(Charts and diagrams as code)
* START *
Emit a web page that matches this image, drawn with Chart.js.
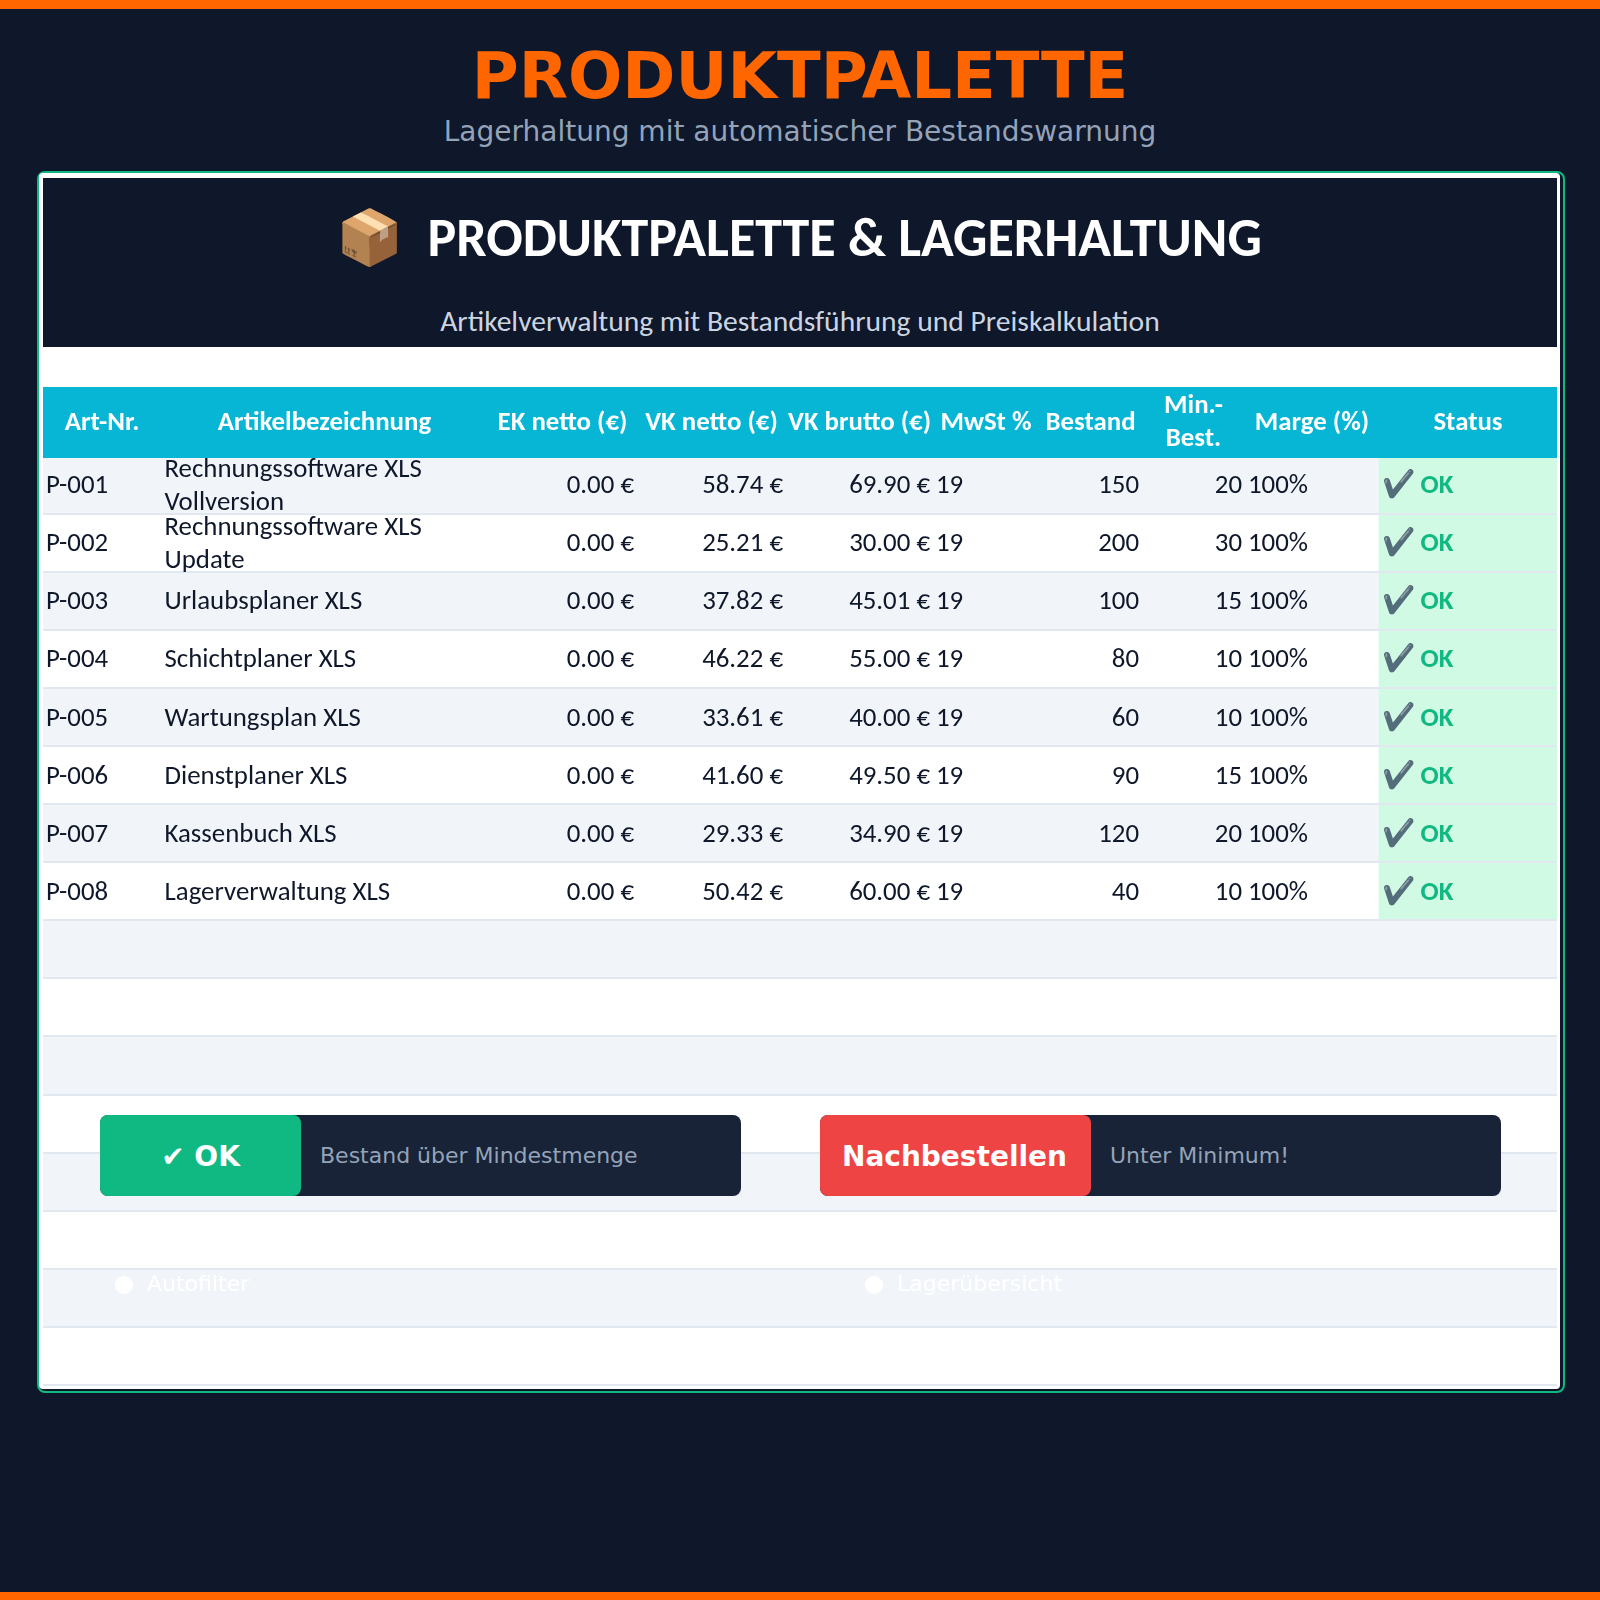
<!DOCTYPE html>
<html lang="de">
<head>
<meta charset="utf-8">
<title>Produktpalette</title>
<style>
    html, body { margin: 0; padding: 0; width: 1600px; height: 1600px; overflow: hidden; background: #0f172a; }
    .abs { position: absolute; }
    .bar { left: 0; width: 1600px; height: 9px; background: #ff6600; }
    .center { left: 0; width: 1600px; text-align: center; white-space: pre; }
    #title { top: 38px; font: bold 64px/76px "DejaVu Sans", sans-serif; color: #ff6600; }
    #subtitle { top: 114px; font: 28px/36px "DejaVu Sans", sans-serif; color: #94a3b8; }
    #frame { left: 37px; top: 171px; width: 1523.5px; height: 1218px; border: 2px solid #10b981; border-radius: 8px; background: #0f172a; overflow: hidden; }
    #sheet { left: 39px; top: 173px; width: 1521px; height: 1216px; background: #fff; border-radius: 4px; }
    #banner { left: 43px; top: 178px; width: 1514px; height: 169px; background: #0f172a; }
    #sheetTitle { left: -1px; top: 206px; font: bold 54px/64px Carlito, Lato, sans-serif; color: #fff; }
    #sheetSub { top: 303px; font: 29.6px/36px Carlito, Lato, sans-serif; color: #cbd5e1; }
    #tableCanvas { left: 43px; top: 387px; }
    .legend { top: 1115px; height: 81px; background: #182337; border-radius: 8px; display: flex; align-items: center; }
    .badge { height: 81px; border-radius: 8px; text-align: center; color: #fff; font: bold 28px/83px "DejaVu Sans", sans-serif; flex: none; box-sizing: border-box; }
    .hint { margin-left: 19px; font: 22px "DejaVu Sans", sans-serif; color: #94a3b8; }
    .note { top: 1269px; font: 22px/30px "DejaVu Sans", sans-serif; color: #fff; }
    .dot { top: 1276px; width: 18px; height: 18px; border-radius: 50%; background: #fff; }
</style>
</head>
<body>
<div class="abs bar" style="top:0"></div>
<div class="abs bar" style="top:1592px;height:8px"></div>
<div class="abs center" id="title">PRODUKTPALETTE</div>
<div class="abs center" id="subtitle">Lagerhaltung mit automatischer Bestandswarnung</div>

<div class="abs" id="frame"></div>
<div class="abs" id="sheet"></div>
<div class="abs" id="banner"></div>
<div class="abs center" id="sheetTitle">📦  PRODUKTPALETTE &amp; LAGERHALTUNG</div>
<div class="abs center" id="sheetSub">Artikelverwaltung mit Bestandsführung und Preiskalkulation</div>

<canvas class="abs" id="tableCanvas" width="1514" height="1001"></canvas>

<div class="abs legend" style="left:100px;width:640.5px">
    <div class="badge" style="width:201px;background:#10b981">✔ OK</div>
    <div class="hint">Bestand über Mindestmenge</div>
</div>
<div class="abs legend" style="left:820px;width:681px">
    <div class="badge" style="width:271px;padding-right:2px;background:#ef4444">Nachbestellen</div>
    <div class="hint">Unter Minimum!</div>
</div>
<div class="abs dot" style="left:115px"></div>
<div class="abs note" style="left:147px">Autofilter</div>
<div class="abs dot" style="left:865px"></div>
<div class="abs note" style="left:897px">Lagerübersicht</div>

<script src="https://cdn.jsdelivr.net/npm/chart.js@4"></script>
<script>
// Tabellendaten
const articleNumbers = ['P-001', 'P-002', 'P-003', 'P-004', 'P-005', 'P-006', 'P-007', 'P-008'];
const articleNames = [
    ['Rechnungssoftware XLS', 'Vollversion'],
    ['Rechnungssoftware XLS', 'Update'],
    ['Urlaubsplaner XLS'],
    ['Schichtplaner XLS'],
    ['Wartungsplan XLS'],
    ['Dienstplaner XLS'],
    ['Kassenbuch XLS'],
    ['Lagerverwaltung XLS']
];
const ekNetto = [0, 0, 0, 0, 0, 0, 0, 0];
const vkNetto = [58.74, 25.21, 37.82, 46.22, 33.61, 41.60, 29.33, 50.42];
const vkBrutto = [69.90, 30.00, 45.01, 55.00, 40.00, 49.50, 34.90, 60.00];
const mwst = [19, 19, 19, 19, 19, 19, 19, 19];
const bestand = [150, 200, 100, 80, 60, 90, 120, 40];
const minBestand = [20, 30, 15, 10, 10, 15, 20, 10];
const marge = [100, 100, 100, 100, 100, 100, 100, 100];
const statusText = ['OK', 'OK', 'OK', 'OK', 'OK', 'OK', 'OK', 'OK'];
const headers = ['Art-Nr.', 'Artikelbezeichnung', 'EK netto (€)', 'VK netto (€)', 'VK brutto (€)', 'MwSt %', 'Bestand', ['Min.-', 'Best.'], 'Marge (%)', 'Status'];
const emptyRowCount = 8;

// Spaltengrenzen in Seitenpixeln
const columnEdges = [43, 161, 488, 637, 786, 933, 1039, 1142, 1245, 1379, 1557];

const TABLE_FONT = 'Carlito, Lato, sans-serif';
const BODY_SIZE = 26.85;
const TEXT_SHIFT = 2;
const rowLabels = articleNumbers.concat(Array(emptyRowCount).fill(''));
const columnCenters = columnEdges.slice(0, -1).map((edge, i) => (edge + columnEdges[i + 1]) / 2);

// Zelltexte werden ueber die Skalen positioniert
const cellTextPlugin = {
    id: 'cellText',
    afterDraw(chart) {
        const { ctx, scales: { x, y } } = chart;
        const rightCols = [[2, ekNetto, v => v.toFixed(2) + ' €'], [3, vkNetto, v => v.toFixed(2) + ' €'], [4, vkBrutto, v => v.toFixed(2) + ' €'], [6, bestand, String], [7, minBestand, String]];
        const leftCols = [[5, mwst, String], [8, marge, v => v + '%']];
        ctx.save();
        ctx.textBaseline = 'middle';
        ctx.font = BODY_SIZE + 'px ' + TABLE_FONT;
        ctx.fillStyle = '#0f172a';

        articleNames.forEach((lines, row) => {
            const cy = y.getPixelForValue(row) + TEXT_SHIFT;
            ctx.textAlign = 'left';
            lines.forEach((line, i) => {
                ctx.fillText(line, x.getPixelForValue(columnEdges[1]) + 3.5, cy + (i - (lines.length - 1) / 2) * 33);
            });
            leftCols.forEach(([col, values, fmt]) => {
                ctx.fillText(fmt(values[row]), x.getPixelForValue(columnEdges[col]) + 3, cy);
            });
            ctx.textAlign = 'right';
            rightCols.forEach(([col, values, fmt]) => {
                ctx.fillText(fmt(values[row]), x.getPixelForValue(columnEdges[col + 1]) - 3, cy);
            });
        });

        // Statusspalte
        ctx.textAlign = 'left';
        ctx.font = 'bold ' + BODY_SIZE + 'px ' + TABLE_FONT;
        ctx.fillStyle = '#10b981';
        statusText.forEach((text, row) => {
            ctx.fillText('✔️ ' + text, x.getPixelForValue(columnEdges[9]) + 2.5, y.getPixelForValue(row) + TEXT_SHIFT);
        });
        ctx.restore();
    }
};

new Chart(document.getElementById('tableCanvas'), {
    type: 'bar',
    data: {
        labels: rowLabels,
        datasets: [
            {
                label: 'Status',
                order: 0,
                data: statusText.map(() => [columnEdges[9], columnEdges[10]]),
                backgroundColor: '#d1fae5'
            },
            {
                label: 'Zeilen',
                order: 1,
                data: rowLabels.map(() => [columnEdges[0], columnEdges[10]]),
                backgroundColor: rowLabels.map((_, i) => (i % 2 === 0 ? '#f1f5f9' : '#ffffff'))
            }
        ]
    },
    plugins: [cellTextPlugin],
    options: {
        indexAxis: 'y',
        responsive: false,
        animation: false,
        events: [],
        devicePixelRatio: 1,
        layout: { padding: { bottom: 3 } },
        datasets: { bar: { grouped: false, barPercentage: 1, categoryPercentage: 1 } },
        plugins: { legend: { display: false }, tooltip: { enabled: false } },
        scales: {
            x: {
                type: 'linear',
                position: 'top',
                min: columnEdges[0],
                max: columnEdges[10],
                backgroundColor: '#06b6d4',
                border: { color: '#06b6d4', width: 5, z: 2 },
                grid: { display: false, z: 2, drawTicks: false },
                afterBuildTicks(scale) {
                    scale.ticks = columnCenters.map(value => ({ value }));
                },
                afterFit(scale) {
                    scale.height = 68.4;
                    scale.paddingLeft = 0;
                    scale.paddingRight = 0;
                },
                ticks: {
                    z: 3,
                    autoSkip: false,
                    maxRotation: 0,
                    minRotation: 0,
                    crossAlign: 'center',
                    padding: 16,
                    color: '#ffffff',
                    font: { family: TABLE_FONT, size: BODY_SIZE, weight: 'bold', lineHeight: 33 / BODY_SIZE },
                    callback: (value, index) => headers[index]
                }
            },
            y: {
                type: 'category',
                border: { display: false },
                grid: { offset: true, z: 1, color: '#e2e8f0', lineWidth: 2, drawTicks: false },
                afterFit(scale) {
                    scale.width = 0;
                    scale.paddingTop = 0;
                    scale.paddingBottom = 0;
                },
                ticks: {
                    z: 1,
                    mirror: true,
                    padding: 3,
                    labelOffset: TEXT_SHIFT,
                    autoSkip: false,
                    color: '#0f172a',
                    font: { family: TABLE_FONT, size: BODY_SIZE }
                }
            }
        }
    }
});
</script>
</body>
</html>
* END *
* START *
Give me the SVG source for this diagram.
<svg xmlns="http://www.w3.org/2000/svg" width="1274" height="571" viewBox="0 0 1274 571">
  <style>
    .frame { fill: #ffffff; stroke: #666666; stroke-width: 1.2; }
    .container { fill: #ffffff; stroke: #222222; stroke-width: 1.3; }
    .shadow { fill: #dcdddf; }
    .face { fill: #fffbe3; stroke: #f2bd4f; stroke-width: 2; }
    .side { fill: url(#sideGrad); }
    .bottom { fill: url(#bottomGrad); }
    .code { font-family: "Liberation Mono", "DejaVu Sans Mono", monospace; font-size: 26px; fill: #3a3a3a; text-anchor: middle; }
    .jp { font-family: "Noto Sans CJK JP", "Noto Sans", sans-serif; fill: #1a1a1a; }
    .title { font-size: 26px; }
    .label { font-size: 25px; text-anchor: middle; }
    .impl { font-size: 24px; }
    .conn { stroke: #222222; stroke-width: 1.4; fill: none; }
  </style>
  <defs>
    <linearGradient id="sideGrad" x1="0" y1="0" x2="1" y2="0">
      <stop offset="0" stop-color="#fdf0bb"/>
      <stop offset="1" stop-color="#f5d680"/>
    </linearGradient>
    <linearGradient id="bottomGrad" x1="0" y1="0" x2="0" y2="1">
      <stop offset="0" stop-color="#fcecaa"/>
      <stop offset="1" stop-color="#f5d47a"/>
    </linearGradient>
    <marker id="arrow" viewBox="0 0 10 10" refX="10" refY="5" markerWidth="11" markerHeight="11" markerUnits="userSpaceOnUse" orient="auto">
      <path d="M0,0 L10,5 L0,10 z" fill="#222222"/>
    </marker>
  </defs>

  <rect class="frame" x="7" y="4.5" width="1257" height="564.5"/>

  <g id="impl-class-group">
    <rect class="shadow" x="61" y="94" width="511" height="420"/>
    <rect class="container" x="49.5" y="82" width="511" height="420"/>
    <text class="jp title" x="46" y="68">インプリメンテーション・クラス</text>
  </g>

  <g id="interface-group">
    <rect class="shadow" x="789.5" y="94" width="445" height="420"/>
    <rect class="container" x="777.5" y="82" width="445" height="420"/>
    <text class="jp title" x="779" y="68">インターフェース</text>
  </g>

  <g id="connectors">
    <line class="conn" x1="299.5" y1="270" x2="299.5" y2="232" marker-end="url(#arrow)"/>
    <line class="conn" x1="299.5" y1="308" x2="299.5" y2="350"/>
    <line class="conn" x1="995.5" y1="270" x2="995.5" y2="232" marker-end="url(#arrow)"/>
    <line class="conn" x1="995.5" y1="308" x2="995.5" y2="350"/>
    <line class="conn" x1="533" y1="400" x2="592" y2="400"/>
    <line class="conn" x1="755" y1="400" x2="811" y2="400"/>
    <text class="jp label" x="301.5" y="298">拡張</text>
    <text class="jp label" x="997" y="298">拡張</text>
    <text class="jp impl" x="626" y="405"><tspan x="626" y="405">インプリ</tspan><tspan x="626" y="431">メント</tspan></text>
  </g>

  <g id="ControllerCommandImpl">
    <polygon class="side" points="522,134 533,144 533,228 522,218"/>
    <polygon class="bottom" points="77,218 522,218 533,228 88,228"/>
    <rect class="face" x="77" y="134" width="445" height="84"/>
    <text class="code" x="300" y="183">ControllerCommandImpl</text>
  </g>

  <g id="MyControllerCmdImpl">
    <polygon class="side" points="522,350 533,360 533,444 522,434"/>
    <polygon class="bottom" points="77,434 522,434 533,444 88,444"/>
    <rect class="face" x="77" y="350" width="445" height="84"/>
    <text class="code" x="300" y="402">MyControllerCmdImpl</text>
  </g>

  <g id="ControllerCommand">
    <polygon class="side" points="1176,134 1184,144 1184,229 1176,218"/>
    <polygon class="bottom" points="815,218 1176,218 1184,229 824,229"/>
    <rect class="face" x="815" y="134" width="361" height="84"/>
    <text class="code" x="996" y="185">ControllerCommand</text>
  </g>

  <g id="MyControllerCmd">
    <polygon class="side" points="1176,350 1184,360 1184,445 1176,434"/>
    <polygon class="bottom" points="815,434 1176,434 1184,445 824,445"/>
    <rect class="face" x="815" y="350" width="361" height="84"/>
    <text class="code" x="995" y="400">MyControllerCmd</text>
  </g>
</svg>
* END *
* START *
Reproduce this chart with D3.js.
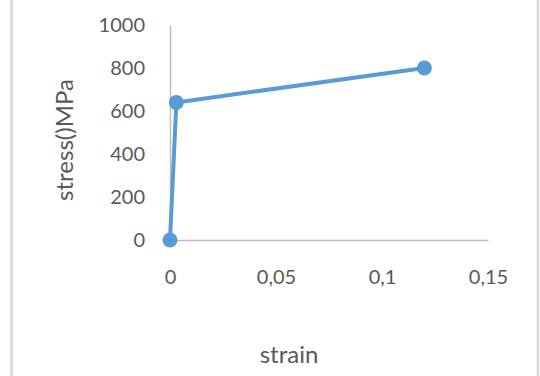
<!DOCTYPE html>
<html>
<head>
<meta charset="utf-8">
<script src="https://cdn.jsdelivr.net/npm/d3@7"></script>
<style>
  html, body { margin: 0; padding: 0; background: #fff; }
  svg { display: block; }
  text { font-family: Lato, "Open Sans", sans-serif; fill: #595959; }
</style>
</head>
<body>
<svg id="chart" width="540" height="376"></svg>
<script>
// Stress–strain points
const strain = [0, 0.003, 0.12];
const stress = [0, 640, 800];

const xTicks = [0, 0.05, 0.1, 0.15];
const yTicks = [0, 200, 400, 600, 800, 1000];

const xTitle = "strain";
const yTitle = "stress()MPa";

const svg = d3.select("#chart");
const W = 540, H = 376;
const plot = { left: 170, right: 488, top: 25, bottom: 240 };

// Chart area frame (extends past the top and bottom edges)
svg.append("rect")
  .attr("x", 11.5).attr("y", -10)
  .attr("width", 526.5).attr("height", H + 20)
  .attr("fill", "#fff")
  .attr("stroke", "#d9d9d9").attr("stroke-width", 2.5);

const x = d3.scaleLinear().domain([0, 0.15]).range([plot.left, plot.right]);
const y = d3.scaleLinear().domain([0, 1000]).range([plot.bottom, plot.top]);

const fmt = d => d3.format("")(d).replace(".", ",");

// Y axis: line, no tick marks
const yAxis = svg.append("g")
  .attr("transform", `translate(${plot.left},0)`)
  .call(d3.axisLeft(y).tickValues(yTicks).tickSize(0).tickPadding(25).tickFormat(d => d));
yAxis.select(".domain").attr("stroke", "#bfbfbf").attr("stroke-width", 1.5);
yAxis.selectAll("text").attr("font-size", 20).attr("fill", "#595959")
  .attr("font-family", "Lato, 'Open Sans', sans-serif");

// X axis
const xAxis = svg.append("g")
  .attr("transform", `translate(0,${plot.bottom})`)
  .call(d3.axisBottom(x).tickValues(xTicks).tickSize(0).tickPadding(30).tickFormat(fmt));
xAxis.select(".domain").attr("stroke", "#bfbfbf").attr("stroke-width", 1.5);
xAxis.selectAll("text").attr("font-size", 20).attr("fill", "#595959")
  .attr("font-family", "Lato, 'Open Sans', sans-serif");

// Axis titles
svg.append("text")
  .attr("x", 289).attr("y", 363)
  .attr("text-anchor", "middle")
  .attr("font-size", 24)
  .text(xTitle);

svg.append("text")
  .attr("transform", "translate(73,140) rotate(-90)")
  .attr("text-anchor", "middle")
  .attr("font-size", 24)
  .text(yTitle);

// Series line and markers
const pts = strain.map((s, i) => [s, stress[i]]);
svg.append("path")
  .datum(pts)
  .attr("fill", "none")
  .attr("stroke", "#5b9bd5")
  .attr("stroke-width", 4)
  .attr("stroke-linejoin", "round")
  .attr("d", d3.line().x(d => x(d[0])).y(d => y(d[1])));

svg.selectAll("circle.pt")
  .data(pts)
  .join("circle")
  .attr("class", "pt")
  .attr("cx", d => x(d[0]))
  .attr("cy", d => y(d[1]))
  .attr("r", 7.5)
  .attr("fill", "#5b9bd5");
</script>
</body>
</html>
* END *
■ **WHAT THE TASK ASKS**:
Extract, from the material above, each line holding the word "with".

■ **FINISHED TASK**:
Emit a web page that matches this image, drawn with Chart.js.
Reproduce this chart with D3.js.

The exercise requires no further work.